Mary Elizabeth Oakes Ferguson
Pepper Relish
From Mary
Elizabeth (Oakes) Ferguson, my great grandmother
12
green peppers
12
red peppers
5
onions
Chop
fine, pour boiling water over all. Let stand 15 minutes (drain).
3
cups vinegar
2
tablespoons salt
1
½ cups sugar
Bring
to boiling point, put in peppers. Cook 10 minutes.
Can.
Green Tomato
Mince Meat
Also from Mary
Elizabeth (Oakes) Ferguson, my great grandmother
Chop
1 peck green tomatoes. Drain off juice. Let come to boil after adding as much
water as juice. Let come to boil three times each time draining then adding as
much water again to the tomatoes. Add:
1
peck apples, chopped
1
pint vinegar
3
lbs. seedless raisins
1
tablespoon salt
½
tablespoon cloves
1
tablespoon cinnamon
¼
lb. citron
¼
lb. orange peel
¼
lb. lemon peel
6
lbs. brown sugar.
Cook
slowly two hours. Put tomatoes and apples through grinder.
Can.
Higdon
From Margaret (Ferguson)
Kinsella, My Grandmother’s Recipe:
1
peck green tomatoes, grind and drain. Cook 20 minutes in salt water. Drain well.

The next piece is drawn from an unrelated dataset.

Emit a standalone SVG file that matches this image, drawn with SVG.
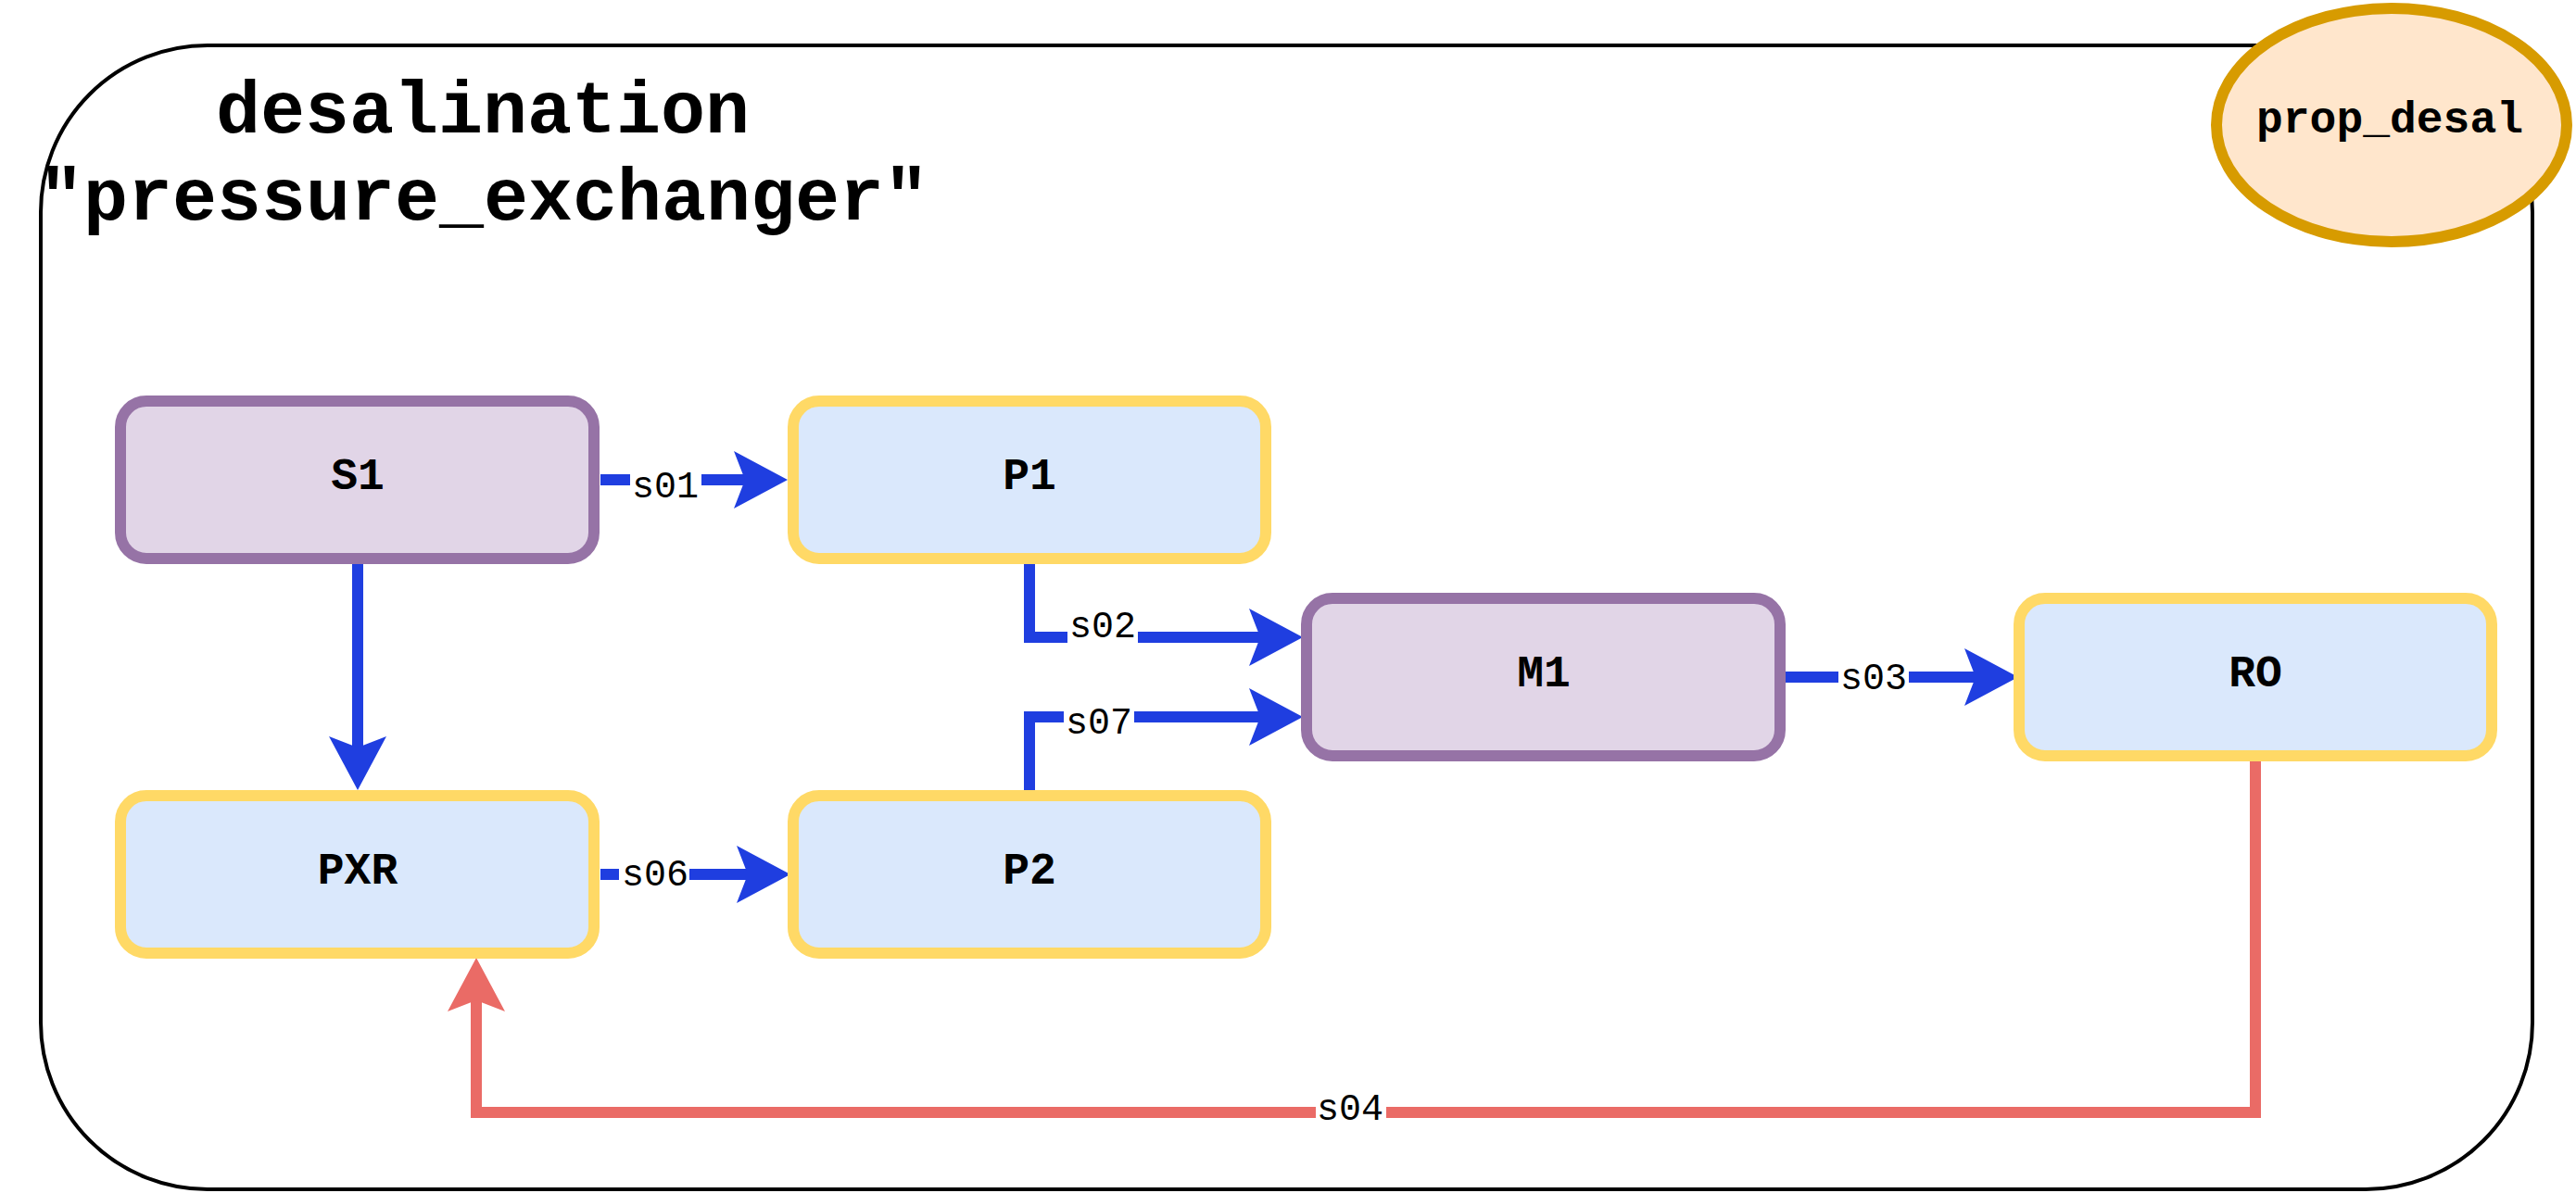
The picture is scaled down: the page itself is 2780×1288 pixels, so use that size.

Grind 8 onions, 6 green peppers. Add:
2
tablespoons mustard seed
1
tablespoon celery seed
2
½ pounds brown sugar
Cook
2 hours slowly.
Can.
Editor:
Curious minds
ask, what IS ‘Higdon’? We googled; it was not easy to find. But, it IS a
relish. One helpful writer wrote: “Green tomatoes and mustard seeds are the
key! My friend's family has been in Indiana for years but never heard of anyone
else who made Higdon relish.”
She found
references to it in 1863 in Pennsylvania. That recipe used cucumbers instead of
green tomatoes.
An 1866 Ohio
farmer used melons:
“Higdon is made
of green melons, cucumbers and onions. Take off the rinds, and slice and chop
them fine; green peppers are also used. Then add mustard seed and spices. Press
it into a jar and cover with vinegar. In a week or two it will be ready for
use. If onions are not agreeable, leave them out. It is a nice pickle.” The
Ohio Farmer’s family really liked higdon—“We all liked it so well that I will
send you the recipe, believing if it was better known, it would be far more
generally used.”
Closer to home,
a Rochester NY cookbook also had a recipe for Higdon relish.
Pickled Beans
From Emily
(Carr) Taylor, my step-great grandmother
1
peck string beans cut and cooked in salt water, as for table use, and drain.
3
lbs. white sugar
½
C. flour
½
C. dry mustard
1
T. turmeric
1
T. celery seed
2
quarts vinegar
Put
dry ingredients in small container; mix with a little vinegar to a smooth
paste. Add the rest of heated vinegar and cook until thick. Pour over green
beans and can, or use now.
When
I asked about these recipes, mom smiled and said, “Times change.” At the turn
of the century, she explained, and certainly throughout the Depression, there
was little refrigeration. The iceman made his rounds, but the icebox was small
and for cooling milk. In summer and through harvest time in fall, there were
plenty of greens on the table, “But if we wanted a bit of green at the family
dinner in January or February, it had to be canned months before.” So the
family canned peppers, and green tomatoes, and string beans (and of course
peaches, pears, cherries, pickles, red tomatoes, jellies and jams).
I
still have a canning setup in my basement. All I need is a fresh batch of mason
jars and some lids. Perhaps this growing season I’ll can some peppers or green
tomatoes and think about Mom and Dad, and their parents, and their parents. Or
perhaps I’ll visit my friend’s farm and stand by the sheep pen, thinking even
further back into our food and folkways.